Because they have the user's undivided attention here, the chance the user will execute the "conversion", which in this case is to follow the publisher from which this story came, is greater than average.  Another way to say this is if you consider this an "ad" to follow this publisher, I think there's a good chance it will get a click.

Most people think that internet ads are all pretty much the same, but the reality is that there is actually a huge difference in how an ad performs that is dependent on the intent of what the user is doing at that very moment.  Many display advertisers that put their medium rectangles in the middle of content don't actually expect you to click on that ad, but just see their brand and campaign while you are reading.   Search advertisers, on the other hand, know you are "ready to buy" and thus advertise accordingly on search result pages.

These are relevant and at an attention break, so I think they will work.  

2. This dialog is converting transient search users to followers, and a follower is worth more to the publisher (and Twitter) than a transient search user.

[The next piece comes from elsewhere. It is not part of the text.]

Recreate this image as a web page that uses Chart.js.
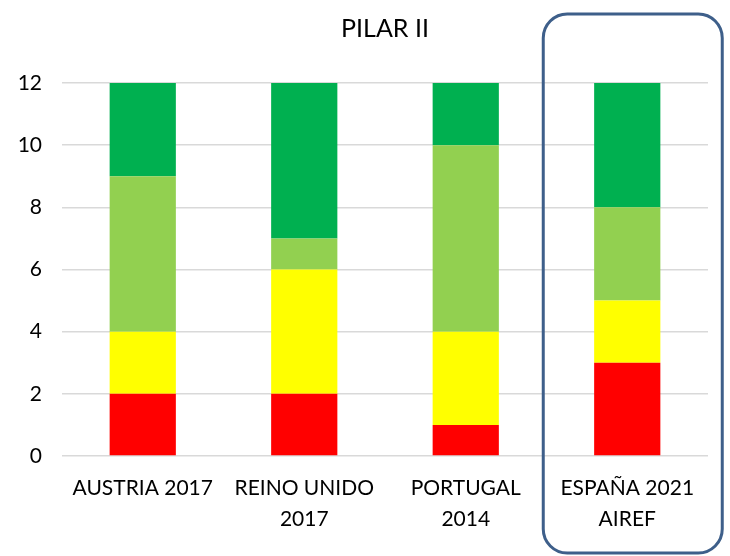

Why?  If a publisher is in the game of tracking their CPM for the ads on their page, a search user is registering 1 impression, while the chance that a follower will see more than 1 impression over time will be pretty great, because now this publisher is pushing many links per day at this user into their timeline.

In this case above, I had never really heard of Amp Magazine, but I found them via a Google Search, and seeing they have some pretty cool content chose to follow them.   Now I get a whole lot more content.

Applications that can take traffic from Google Search and turn it into something else, tend to do pretty well.   Look no further than Google AdSense for content as an example.

So where does this all go?

Well, if you view Twitter as both an underlying protocol and an application that will use that protocol that will help "level the playing field between creators and consumers of content" we can see the value Twitter thinks they get by easily providing a way for these publishers to reach these consumers.   The more of these creator/consumer relationships they create, the better.

I will also mention though, that although "you don't need to tweet to get value from Twitter"  - there are indeed a lot of people tweeting and it's important that they continue to do so, so that they can be in the very same environment as the content publishers, and the pure content consumers.  In fact, the "tweeters" are the ones that need to be the foundation of the content consumers.

This allows Twitter down the line to offer advertising in #NewTwitter (revenue share TBD) and also, perhaps more importantly, push their own search, and sell their own search advertising.   If you are converting search users to followers, and they are spending more time in the NewTwitter, then you begin to have a chance to compete for that small section of search traffic that is looking for what is happening now.

In the "economy of attention" - every little bit of time spent on the platform helps, and that's what this dialog does - gets consumers to incrementally spend more time on this platform, and less time in others - such as Facebook and any other future platforms that may start competing for user's attention.

Of course, this is all conjecture, but it's fun to get out the crystal ball and make predictions nonetheless.